• Short problem: Lift out each line of the data that holds "chart".

..........

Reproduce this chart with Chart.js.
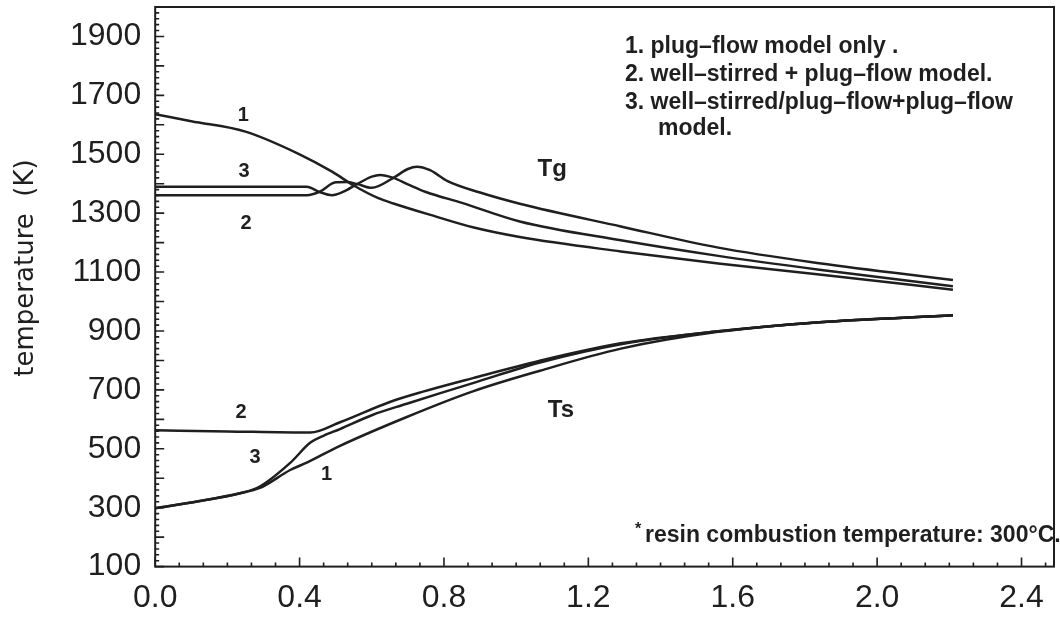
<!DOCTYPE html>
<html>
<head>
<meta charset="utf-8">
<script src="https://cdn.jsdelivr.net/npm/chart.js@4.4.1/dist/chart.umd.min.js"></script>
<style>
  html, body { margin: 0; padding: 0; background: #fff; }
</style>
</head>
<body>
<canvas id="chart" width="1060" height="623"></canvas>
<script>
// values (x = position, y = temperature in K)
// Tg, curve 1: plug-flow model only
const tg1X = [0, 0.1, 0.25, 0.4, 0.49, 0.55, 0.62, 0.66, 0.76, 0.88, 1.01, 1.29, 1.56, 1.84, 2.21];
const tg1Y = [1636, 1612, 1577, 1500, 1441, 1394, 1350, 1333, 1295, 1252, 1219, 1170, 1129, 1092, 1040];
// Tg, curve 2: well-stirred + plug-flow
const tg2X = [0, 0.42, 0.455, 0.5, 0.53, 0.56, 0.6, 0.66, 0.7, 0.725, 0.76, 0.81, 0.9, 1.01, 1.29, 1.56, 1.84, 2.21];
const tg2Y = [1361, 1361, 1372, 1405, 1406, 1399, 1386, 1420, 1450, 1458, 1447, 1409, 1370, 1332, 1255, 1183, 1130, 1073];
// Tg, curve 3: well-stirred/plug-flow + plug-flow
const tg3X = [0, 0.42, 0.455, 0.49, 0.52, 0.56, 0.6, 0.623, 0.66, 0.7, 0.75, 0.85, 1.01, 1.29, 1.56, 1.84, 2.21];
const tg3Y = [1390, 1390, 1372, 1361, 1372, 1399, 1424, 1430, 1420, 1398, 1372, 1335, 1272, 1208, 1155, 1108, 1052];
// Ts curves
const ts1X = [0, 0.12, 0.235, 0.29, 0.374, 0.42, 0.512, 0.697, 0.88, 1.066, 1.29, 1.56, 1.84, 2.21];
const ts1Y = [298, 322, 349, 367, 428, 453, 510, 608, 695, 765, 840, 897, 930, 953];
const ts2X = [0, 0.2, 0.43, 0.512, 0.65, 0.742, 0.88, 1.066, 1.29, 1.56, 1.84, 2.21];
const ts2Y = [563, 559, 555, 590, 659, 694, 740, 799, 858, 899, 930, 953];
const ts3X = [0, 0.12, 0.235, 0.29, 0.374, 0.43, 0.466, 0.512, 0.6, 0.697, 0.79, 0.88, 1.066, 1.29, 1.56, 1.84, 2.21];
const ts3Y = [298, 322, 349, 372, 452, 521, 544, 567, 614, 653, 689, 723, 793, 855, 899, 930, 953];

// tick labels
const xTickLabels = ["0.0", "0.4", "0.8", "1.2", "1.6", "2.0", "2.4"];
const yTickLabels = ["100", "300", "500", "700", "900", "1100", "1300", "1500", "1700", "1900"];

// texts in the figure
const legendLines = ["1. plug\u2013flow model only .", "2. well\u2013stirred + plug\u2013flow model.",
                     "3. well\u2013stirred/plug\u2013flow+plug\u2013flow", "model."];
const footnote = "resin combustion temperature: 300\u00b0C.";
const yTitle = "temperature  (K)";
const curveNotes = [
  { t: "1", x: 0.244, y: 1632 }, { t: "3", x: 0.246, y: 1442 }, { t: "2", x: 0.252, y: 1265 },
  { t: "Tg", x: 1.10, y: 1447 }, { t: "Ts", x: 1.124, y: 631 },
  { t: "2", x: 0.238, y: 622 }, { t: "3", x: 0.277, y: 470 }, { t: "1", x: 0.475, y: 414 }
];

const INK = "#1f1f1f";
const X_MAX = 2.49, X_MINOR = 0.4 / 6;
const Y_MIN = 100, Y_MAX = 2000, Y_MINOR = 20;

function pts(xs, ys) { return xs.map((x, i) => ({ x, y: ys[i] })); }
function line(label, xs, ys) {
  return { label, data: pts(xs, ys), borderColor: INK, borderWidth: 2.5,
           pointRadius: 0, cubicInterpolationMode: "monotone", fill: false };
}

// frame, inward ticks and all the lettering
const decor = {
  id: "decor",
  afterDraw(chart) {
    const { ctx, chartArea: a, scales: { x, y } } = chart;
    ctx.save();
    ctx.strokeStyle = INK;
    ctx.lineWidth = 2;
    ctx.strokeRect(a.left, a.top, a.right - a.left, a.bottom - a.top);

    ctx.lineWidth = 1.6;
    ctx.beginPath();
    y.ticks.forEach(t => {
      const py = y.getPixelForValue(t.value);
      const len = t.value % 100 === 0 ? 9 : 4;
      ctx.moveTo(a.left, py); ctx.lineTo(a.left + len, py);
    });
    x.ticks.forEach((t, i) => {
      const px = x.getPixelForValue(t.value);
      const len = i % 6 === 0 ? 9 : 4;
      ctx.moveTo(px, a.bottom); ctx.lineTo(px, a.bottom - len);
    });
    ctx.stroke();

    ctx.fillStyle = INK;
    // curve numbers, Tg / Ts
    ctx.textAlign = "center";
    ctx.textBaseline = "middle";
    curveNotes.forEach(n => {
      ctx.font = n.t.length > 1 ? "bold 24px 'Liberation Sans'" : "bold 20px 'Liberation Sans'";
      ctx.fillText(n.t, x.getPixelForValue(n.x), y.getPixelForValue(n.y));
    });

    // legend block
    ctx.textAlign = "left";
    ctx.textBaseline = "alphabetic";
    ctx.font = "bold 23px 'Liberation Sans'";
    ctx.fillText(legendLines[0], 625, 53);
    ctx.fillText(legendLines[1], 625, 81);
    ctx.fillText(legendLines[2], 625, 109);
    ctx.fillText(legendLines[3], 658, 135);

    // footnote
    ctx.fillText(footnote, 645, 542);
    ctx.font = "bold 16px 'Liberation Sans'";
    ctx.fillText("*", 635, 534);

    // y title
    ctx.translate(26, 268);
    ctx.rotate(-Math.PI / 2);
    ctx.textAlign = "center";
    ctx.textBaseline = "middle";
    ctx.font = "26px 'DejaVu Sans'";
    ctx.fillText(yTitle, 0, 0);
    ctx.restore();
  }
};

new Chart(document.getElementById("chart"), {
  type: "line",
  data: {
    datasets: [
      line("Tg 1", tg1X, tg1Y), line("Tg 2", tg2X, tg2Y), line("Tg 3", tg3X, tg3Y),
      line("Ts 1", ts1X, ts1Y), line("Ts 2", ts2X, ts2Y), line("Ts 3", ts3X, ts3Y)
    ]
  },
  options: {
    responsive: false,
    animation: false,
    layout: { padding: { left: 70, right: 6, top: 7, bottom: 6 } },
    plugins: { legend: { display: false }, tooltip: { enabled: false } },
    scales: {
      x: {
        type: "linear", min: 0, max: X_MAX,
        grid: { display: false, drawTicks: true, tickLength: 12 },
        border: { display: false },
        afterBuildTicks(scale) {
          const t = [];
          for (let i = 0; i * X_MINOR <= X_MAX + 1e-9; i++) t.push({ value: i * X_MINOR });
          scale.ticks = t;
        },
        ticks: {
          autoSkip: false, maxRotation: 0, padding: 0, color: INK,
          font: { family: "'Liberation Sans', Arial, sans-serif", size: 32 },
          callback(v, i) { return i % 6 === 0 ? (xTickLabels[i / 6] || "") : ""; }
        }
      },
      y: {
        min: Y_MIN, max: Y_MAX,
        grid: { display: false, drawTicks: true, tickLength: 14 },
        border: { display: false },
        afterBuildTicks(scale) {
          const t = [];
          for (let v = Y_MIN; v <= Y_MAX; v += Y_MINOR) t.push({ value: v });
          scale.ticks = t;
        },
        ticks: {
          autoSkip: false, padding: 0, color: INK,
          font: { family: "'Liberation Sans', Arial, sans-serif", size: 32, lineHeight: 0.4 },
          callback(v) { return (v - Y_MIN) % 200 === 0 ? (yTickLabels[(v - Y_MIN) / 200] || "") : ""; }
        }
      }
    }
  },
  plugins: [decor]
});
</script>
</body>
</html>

..........

• Result:
Reproduce this chart with Chart.js.
<script src="https://cdn.jsdelivr.net/npm/chart.js@4.4.1/dist/chart.umd.min.js"></script>
<canvas id="chart" width="1060" height="623"></canvas>
  afterDraw(chart) {
    const { ctx, chartArea: a, scales: { x, y } } = chart;
new Chart(document.getElementById("chart"), {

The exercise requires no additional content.